Exercise requirements —
The copy must start at the line that contains "Write a Python" and finish at the line that contains "plt.rcParams['mathtext.it'] = 'Liberation", reproducing each line exactly. Any picture in that span is omitted.

Information given —

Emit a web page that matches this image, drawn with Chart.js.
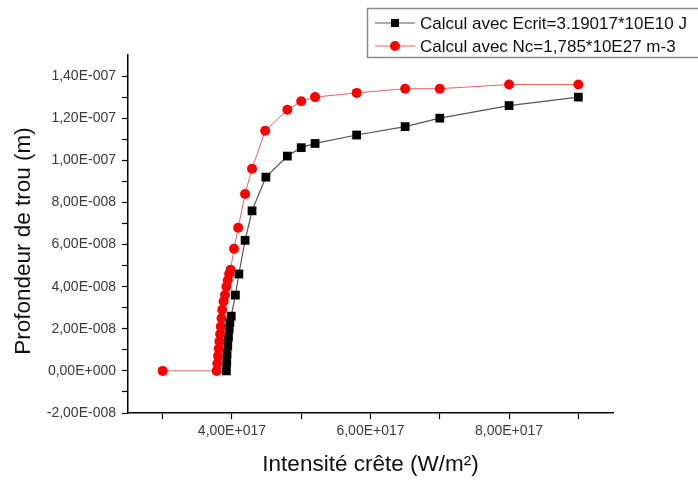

==

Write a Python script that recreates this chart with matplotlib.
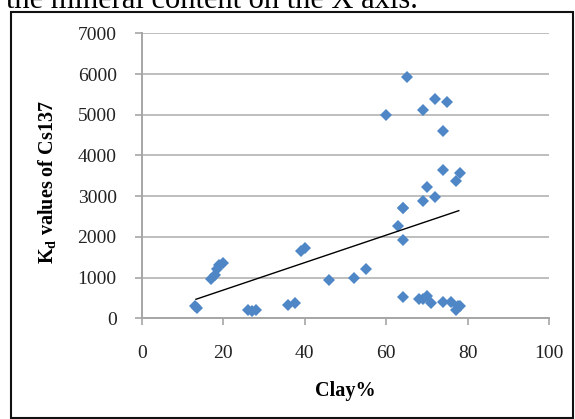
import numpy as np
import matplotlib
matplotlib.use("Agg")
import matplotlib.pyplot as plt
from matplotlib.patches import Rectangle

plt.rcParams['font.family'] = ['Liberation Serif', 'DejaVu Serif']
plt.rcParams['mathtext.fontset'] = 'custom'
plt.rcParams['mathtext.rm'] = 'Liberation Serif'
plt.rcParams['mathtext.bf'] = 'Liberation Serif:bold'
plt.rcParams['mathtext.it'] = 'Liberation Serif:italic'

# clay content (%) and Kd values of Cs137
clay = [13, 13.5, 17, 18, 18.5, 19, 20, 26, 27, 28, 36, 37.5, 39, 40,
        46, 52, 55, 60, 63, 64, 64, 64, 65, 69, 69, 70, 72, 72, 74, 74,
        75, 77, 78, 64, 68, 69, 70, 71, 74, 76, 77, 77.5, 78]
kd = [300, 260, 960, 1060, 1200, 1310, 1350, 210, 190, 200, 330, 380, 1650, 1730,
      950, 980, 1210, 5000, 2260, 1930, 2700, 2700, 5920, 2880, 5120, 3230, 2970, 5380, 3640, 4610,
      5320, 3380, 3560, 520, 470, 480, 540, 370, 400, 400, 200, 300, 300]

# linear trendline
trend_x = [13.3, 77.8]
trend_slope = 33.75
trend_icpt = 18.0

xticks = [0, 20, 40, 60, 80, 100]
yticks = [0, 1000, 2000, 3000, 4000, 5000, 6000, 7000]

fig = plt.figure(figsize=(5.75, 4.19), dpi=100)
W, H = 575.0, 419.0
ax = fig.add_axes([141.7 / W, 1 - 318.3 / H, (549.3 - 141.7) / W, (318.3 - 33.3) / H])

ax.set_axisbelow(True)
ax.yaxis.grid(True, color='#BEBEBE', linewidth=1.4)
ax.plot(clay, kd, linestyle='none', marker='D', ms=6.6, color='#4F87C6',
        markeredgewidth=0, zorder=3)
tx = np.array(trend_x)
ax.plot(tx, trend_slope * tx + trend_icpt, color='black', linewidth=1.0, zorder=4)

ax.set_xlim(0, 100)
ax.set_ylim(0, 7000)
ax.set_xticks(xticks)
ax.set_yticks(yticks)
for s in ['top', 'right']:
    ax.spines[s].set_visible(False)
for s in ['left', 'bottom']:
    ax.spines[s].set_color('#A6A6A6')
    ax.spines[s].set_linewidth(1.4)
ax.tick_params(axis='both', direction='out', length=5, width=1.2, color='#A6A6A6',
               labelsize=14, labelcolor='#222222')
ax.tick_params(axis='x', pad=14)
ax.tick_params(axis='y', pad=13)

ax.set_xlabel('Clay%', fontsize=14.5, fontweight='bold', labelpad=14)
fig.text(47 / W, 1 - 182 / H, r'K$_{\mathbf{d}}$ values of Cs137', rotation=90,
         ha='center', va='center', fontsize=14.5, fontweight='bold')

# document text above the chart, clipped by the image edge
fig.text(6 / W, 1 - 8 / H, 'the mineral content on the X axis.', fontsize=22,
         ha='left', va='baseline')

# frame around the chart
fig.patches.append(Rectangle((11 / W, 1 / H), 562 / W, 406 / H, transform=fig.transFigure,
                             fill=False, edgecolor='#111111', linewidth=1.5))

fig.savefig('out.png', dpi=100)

Exercise response —
Write a Python script that recreates this chart with matplotlib.
import numpy as np
import matplotlib
matplotlib.use("Agg")
import matplotlib.pyplot as plt
from matplotlib.patches import Rectangle

plt.rcParams['font.family'] = ['Liberation Serif', 'DejaVu Serif']
plt.rcParams['mathtext.fontset'] = 'custom'
plt.rcParams['mathtext.rm'] = 'Liberation Serif'
plt.rcParams['mathtext.bf'] = 'Liberation Serif:bold'
plt.rcParams['mathtext.it'] = 'Liberation Serif:italic'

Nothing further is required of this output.